:: Task to carry out ::
Please pull out every line that includes the string "matplotlib".

:: Data ::
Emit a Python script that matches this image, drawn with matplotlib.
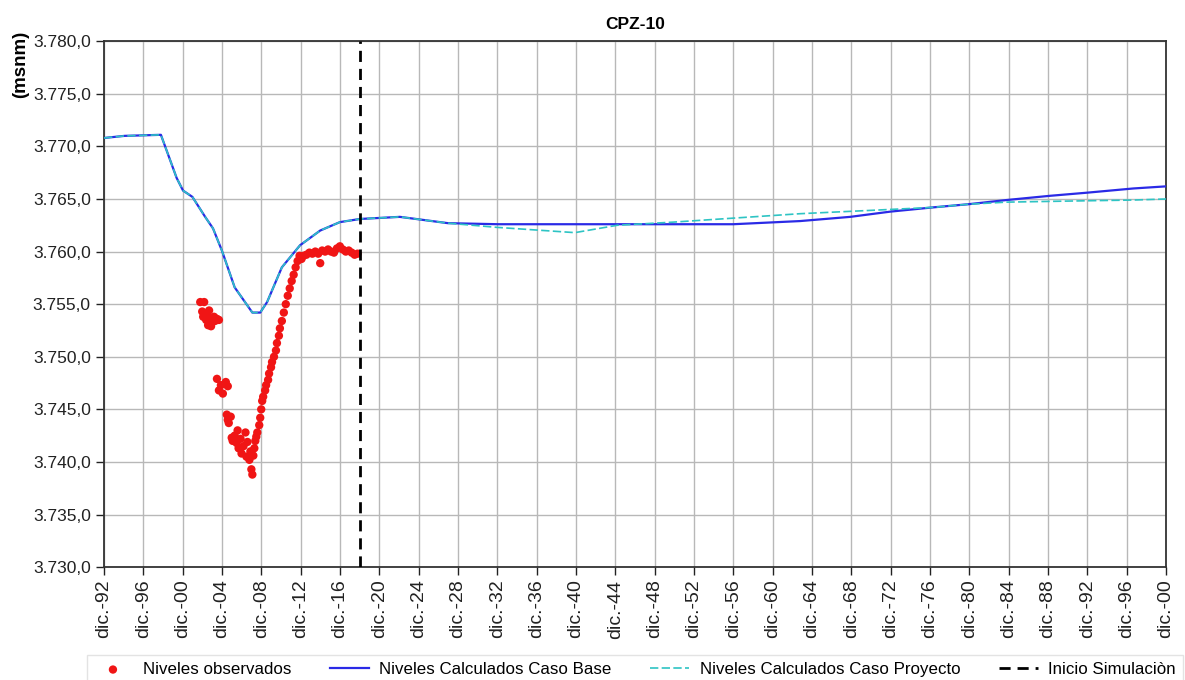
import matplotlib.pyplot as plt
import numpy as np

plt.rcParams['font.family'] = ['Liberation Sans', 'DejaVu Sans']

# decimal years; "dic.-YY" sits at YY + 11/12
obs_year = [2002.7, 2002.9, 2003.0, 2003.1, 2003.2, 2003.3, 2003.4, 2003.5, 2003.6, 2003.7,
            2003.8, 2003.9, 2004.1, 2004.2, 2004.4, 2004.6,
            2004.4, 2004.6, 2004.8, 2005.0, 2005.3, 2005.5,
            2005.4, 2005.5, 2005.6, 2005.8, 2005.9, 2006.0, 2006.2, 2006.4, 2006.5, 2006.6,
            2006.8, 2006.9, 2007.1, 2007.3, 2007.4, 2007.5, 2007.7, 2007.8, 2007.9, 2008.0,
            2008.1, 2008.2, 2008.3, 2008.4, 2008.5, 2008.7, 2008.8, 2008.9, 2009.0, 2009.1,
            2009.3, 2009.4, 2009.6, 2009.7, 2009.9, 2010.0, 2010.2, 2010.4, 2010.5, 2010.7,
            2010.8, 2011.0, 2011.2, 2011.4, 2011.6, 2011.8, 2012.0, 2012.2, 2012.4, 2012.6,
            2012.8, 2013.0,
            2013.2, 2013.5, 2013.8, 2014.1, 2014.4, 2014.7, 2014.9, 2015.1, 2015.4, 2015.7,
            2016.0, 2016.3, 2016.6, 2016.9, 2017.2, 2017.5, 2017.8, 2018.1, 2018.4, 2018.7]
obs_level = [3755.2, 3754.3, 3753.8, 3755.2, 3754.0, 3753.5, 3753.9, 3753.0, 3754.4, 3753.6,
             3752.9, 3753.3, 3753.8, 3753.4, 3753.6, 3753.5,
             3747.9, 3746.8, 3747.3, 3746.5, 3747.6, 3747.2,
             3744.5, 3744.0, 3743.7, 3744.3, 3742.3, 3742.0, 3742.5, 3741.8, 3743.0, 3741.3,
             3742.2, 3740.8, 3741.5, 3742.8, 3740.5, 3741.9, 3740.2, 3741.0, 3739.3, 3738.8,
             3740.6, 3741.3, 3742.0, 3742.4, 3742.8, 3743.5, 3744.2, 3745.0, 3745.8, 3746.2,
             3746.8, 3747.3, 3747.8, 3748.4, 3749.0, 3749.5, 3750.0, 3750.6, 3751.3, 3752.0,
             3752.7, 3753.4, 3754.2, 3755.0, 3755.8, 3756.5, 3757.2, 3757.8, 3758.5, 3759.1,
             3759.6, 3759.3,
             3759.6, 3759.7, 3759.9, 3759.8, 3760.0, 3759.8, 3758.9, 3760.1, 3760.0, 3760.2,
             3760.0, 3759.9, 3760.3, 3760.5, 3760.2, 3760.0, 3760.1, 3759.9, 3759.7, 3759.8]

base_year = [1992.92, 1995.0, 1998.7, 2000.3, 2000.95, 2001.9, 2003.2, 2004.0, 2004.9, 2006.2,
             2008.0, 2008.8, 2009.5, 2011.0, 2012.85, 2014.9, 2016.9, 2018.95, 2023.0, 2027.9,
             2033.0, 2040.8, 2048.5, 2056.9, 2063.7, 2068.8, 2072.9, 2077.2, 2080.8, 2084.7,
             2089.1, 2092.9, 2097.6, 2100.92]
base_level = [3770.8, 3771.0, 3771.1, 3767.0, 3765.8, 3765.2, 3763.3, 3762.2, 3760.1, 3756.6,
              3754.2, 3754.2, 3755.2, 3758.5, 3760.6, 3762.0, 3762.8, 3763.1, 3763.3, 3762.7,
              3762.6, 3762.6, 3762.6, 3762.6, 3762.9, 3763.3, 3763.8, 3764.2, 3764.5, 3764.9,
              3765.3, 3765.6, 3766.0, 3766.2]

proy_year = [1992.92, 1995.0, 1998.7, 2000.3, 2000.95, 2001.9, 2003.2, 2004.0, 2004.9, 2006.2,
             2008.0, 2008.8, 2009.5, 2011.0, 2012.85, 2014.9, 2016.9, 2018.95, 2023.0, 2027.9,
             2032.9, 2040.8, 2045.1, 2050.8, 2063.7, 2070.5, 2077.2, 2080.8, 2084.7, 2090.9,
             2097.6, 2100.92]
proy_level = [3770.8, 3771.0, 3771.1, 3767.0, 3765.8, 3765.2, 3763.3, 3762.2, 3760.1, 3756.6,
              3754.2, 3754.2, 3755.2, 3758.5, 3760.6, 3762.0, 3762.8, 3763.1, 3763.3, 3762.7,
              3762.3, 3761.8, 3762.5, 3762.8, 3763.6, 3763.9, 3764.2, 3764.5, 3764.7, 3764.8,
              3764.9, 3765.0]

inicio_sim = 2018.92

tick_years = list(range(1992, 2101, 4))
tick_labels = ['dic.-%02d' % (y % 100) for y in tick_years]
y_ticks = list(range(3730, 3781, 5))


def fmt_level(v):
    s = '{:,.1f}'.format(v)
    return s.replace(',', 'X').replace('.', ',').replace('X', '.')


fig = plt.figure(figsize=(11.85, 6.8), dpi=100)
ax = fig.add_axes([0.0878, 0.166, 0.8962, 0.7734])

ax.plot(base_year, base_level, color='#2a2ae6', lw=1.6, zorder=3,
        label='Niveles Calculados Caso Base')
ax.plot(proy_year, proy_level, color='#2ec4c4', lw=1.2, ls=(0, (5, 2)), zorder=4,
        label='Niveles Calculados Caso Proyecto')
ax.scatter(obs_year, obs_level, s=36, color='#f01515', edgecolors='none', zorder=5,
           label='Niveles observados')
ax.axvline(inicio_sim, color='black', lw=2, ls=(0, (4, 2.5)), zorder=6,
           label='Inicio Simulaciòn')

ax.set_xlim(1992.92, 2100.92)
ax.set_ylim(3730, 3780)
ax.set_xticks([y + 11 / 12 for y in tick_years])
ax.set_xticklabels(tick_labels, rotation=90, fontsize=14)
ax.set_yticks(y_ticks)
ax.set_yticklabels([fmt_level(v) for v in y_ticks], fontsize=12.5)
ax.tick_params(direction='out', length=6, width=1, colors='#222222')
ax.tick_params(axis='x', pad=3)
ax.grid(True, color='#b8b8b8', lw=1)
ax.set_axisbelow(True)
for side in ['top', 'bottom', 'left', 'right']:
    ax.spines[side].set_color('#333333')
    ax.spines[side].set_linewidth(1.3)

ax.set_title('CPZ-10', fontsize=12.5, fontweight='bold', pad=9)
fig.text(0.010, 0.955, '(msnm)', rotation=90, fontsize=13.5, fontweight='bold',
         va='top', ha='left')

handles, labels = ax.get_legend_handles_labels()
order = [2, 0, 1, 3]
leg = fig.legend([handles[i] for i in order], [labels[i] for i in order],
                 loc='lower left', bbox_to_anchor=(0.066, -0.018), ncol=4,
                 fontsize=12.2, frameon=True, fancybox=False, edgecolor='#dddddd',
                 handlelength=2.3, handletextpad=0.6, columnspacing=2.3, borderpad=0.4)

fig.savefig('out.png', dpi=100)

:: Solution for this problem ::
Emit a Python script that matches this image, drawn with matplotlib.
import matplotlib.pyplot as plt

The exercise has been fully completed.